Tattoos and the military go hand in hand like beer and pretzels, pizza and beer, beer and brats and...well, you get the idea. The practice of tattooing originated in the South Pacific Isles and it was supposedly early British sailors that brought it back to Western cultures in the 19th century. Personally, I have four of them, none military inspired. I have been thinking of getting one last one to commemorate my military service but something always seems to come in front of it as a priority. Outside of any military base in the US (or overseas) you can usually find a Tattoo shop as one of the 8 required businesses that prey on servicemen and women (the other seven are, in no particular order...a loan store, a used car lot, a pawnshop, a surplus store, a strip club, a Korean restaurant and a bar). In my experience its more of the "high speed" guys that get military tats...Infantry, Airborne, Marines and the like. I think most of the "rest of us" don't have that many cool symbols to work with.
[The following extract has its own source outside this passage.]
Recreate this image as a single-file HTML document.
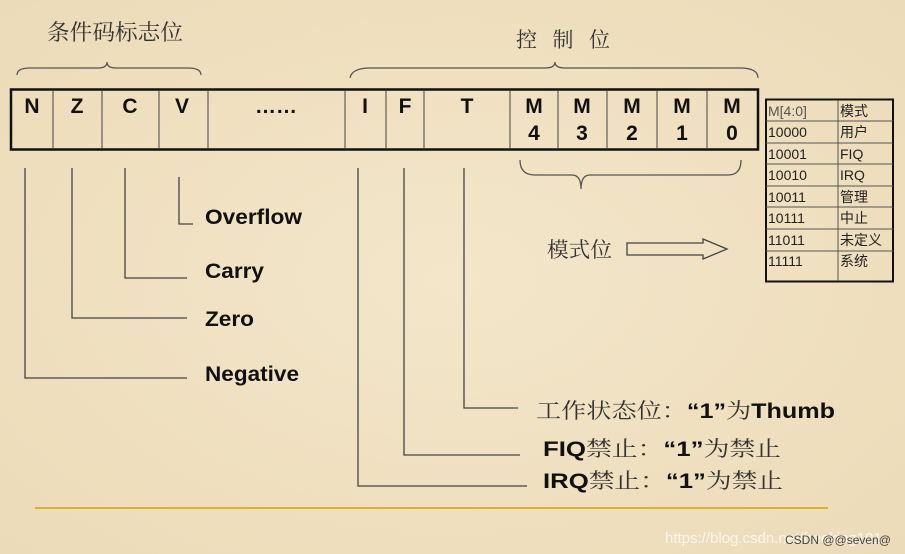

But I digress....
A tat that has become popular in our current conflicts is the "meat tag". It seems to be popular with Marines, but I am sure other folks are getting them too. Basically, its a tat on your torso (ribcage area seems most popular) that contains the data that would be on your dog tags. It seems that sometimes its even a tat of your dog tags. Logic is this...with the advent of the IED/SVIED/VBIED that more and more of our troops would be taken out via and explosion. Often times these events would tragically maim the troopers corpse beyond recognition. Assuming the troop was wearing his or her body armor, hopefully the tat would survive in order for the soldiers body to be identified later in case there was an issue with identification. The use of dog tags started similarly in the the Civil War when soldiers on both sides started sewing their names into their uniforms so that they could be identified if killed.
Really, its a sad procedure that I am sure will continue. It will probably be some type of rite of passage for infantry types in the future to signify that you are ready to lay your life on the line in the future. I remember in 2006-2007 when I was overseas the images of Nick Berg being beheaded were still fresh in our minds as well as the mutilation of our dead by the enemy so I am sure that this is at least part of the logic behind the practice. Maybe at some point in the future part of being in the military will be accepting that they would implant a chip in you, like we do our pets, to identify you if they find your body years after a battle. I remember there being a bit of a stink when they began collecting DNA from us for that purpose from folks that thought that it would be used for nefarious purposes but nothing ever came of that.
Anyway, thats a meat tag, just in case you were wondering.